====== RECORDED INFORMATION ======

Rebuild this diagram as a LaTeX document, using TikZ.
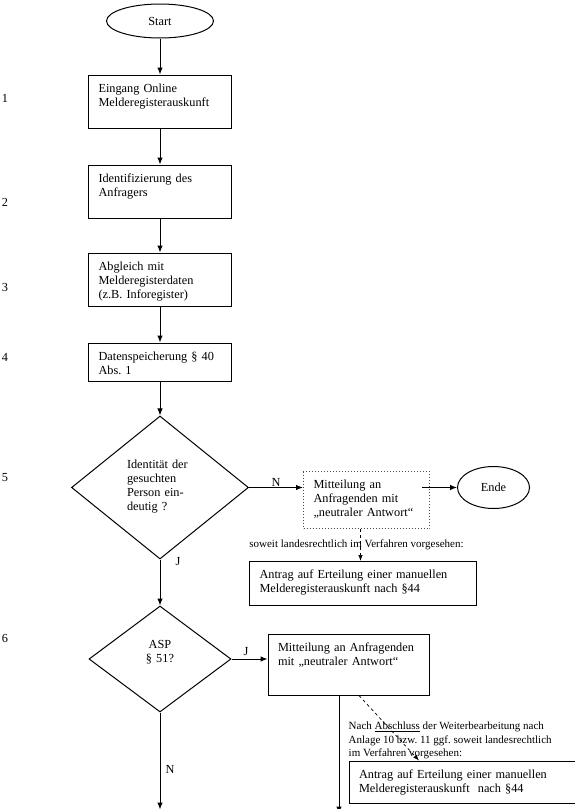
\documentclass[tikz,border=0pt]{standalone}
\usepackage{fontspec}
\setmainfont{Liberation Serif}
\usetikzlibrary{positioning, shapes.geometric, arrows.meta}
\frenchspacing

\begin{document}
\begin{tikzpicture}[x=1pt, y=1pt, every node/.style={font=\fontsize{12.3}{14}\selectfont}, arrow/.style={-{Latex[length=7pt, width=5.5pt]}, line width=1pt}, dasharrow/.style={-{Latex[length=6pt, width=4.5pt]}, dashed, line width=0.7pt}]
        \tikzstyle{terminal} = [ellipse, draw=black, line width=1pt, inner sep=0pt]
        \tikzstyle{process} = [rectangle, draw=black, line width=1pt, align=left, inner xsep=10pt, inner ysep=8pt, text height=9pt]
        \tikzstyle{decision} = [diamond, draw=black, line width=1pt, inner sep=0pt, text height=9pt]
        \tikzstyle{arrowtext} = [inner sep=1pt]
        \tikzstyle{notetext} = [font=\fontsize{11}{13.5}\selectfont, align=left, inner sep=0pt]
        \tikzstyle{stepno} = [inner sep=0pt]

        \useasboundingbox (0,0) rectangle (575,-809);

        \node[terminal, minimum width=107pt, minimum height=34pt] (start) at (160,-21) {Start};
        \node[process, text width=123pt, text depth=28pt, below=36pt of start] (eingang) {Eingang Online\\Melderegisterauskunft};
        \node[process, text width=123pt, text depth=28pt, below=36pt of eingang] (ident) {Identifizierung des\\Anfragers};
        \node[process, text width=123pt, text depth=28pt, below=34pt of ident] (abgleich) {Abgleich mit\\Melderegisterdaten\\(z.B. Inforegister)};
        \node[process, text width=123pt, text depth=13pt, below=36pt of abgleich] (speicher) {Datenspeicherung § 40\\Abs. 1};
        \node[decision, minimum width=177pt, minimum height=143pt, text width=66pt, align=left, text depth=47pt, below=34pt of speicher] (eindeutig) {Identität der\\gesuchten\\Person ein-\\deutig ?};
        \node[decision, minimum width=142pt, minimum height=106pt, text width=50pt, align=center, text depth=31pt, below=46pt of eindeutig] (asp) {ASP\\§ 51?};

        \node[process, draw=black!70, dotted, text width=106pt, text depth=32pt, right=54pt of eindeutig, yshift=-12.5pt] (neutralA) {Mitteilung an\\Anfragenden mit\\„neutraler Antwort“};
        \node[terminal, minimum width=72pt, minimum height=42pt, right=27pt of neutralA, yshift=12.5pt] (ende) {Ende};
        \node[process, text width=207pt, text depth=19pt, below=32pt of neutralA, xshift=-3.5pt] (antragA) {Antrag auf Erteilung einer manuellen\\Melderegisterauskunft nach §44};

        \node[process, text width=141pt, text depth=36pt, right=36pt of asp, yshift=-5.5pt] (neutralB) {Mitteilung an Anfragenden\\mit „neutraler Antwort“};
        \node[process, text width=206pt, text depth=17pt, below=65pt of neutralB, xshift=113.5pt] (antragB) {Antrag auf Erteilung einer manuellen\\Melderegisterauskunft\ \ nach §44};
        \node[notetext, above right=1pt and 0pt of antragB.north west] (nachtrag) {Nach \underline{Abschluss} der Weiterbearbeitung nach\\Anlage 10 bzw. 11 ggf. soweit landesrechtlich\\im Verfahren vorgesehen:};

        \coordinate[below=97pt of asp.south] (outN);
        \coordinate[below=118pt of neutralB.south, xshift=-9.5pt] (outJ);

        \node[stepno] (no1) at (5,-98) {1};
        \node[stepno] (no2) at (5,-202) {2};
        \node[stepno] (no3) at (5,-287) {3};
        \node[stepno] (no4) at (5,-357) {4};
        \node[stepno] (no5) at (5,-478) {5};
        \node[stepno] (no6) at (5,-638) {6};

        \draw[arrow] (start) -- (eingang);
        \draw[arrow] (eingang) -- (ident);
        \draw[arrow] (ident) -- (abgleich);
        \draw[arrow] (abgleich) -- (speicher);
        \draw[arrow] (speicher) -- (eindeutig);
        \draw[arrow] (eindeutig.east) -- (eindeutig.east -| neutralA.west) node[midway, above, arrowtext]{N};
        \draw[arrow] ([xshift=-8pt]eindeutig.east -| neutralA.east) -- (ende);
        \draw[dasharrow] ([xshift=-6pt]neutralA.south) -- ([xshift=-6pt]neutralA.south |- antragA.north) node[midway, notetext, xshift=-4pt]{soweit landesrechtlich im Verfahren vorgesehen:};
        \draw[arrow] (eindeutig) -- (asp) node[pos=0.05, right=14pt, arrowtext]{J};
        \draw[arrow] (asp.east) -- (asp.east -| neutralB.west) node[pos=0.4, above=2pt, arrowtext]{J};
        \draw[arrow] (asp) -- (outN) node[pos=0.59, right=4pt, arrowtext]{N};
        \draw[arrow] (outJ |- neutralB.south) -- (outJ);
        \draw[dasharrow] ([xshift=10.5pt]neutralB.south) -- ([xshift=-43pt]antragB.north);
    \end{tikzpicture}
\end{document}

======

Each line from the top of the material through the line containing "minimum width=142pt, minimum" should be reproduced exactly; please drop any images.

Rebuild this diagram as a LaTeX document, using TikZ.
\documentclass[tikz,border=0pt]{standalone}
\usepackage{fontspec}
\setmainfont{Liberation Serif}
\usetikzlibrary{positioning, shapes.geometric, arrows.meta}
\frenchspacing

\begin{document}
\begin{tikzpicture}[x=1pt, y=1pt, every node/.style={font=\fontsize{12.3}{14}\selectfont}, arrow/.style={-{Latex[length=7pt, width=5.5pt]}, line width=1pt}, dasharrow/.style={-{Latex[length=6pt, width=4.5pt]}, dashed, line width=0.7pt}]
        \tikzstyle{terminal} = [ellipse, draw=black, line width=1pt, inner sep=0pt]
        \tikzstyle{process} = [rectangle, draw=black, line width=1pt, align=left, inner xsep=10pt, inner ysep=8pt, text height=9pt]
        \tikzstyle{decision} = [diamond, draw=black, line width=1pt, inner sep=0pt, text height=9pt]
        \tikzstyle{arrowtext} = [inner sep=1pt]
        \tikzstyle{notetext} = [font=\fontsize{11}{13.5}\selectfont, align=left, inner sep=0pt]
        \tikzstyle{stepno} = [inner sep=0pt]

        \useasboundingbox (0,0) rectangle (575,-809);

        \node[terminal, minimum width=107pt, minimum height=34pt] (start) at (160,-21) {Start};
        \node[process, text width=123pt, text depth=28pt, below=36pt of start] (eingang) {Eingang Online\\Melderegisterauskunft};
        \node[process, text width=123pt, text depth=28pt, below=36pt of eingang] (ident) {Identifizierung des\\Anfragers};
        \node[process, text width=123pt, text depth=28pt, below=34pt of ident] (abgleich) {Abgleich mit\\Melderegisterdaten\\(z.B. Inforegister)};
        \node[process, text width=123pt, text depth=13pt, below=36pt of abgleich] (speicher) {Datenspeicherung § 40\\Abs. 1};
        \node[decision, minimum width=177pt, minimum height=143pt, text width=66pt, align=left, text depth=47pt, below=34pt of speicher] (eindeutig) {Identität der\\gesuchten\\Person ein-\\deutig ?};
        \node[decision, minimum width=142pt, minimum height=106pt, text width=50pt, align=center, text depth=31pt, below=46pt of eindeutig] (asp) {ASP\\§ 51?};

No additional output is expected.